* Directions
Which lines below hold the word "this"? Copy all of them.

* Extracted records
┌──
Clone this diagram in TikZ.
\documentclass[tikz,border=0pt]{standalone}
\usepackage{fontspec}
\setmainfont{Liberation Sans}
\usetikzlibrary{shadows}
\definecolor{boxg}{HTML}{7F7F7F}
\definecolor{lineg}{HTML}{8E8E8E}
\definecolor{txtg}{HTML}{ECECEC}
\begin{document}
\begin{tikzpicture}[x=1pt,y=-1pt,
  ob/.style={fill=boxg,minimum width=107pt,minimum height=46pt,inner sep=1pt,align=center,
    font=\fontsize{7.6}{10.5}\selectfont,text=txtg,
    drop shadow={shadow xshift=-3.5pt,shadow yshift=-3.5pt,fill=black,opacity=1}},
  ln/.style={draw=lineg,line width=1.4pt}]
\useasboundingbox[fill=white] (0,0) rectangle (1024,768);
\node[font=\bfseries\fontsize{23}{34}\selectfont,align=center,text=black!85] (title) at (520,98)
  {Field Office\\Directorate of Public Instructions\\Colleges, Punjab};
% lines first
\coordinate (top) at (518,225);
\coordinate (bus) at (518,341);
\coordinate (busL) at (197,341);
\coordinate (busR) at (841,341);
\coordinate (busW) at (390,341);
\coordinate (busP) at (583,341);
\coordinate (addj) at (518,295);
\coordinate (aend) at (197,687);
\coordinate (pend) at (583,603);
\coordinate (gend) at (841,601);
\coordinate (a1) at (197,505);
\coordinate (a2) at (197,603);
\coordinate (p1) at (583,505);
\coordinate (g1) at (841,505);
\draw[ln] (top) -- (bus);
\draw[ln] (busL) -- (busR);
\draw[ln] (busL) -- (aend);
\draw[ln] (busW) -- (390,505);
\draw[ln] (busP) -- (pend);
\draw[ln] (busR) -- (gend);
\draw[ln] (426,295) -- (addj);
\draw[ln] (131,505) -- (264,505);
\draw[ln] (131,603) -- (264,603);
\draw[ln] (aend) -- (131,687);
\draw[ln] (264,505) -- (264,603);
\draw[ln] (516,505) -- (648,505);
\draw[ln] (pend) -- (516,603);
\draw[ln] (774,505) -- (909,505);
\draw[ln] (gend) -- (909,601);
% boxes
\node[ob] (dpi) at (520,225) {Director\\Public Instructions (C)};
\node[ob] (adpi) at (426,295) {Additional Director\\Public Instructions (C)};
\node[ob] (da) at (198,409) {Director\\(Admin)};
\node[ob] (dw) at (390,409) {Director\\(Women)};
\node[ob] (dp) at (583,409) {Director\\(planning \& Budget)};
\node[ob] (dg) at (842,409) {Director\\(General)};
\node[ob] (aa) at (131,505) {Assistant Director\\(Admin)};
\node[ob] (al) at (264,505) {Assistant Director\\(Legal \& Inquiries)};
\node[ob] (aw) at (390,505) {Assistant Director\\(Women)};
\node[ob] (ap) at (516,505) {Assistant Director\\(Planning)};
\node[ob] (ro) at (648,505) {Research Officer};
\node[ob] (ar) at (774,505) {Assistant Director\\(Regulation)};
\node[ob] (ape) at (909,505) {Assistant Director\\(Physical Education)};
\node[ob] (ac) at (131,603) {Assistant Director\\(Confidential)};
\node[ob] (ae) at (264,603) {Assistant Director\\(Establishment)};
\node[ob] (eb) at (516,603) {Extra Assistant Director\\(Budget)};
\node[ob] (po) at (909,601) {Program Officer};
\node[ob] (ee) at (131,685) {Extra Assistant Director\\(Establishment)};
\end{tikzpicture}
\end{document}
└──
┌──
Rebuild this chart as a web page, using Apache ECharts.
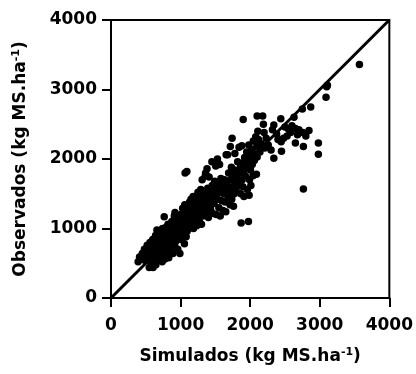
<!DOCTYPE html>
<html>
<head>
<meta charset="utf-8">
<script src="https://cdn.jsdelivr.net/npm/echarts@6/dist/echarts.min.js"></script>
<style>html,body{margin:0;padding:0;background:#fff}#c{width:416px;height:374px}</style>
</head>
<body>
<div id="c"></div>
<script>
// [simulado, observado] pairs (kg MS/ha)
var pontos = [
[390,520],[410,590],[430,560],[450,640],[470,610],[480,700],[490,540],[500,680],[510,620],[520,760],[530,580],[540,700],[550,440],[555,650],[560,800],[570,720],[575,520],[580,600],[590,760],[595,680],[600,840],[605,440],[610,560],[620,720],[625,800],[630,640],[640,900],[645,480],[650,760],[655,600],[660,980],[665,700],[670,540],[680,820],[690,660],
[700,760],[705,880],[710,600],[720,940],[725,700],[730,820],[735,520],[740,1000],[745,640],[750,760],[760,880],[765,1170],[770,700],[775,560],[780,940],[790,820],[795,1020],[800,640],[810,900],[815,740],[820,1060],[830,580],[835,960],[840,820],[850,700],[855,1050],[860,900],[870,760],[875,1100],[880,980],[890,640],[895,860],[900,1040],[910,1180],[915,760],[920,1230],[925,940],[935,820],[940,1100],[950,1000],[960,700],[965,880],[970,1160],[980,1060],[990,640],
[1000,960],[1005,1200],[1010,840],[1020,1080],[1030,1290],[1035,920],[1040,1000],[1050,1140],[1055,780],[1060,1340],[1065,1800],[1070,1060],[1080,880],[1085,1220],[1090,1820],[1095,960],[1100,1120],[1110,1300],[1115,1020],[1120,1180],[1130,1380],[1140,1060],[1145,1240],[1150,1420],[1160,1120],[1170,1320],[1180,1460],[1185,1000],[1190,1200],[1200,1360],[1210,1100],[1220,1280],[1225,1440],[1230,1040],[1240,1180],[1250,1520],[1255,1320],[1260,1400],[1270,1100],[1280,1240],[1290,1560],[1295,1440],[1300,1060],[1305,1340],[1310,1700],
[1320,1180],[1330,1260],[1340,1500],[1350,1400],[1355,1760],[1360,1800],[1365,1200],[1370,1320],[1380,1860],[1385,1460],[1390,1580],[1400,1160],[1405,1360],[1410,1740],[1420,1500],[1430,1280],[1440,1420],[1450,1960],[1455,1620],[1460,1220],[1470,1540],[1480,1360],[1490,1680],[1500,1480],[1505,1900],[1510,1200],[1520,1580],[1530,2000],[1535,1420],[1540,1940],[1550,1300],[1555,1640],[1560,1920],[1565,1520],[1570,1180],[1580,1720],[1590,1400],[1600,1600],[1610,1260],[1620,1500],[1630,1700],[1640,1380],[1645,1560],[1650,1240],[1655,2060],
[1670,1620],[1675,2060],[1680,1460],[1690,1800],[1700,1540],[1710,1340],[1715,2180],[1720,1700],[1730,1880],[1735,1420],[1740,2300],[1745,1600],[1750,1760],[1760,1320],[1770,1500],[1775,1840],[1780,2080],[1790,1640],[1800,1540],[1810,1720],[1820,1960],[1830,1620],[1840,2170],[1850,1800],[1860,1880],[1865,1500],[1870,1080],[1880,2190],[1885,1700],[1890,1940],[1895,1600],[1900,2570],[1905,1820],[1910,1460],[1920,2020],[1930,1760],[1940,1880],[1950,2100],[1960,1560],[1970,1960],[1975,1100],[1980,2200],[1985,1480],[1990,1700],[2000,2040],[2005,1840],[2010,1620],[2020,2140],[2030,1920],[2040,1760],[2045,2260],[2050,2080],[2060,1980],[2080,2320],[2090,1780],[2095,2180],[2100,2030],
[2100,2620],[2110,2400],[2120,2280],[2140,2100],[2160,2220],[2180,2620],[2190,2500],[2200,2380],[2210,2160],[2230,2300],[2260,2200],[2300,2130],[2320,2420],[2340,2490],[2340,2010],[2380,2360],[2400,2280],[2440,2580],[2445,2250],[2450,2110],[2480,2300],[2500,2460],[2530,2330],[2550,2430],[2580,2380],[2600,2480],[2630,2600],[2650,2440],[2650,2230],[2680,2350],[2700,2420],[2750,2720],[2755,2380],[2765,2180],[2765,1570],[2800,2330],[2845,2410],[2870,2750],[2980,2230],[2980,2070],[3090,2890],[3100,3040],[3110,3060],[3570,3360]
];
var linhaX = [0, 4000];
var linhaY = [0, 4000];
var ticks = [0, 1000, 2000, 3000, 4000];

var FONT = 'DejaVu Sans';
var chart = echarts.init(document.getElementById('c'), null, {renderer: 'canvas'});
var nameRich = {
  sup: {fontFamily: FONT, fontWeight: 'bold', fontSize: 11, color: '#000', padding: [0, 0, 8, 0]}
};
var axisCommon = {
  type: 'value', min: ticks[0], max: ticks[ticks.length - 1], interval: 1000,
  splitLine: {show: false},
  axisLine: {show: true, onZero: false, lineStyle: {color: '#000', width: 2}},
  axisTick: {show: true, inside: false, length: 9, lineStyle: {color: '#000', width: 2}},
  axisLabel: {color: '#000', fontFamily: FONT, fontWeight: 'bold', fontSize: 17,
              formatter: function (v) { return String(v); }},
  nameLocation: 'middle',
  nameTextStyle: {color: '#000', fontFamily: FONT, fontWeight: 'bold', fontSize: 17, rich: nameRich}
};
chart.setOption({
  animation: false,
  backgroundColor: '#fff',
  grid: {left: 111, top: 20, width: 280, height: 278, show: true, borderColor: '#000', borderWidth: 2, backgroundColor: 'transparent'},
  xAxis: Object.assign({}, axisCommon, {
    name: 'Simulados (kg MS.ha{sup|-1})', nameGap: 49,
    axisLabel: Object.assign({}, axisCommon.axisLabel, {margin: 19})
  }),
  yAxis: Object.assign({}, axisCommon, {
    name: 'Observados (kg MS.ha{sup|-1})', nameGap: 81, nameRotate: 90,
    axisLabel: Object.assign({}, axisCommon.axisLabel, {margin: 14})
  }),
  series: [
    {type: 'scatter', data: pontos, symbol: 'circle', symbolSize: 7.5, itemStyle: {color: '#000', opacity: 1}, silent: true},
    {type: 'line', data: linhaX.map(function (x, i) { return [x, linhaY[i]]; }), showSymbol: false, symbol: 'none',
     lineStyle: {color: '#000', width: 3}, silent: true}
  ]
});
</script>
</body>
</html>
└──
* Output of the exercise
Clone this diagram in TikZ.
Rebuild this chart as a web page, using Apache ECharts.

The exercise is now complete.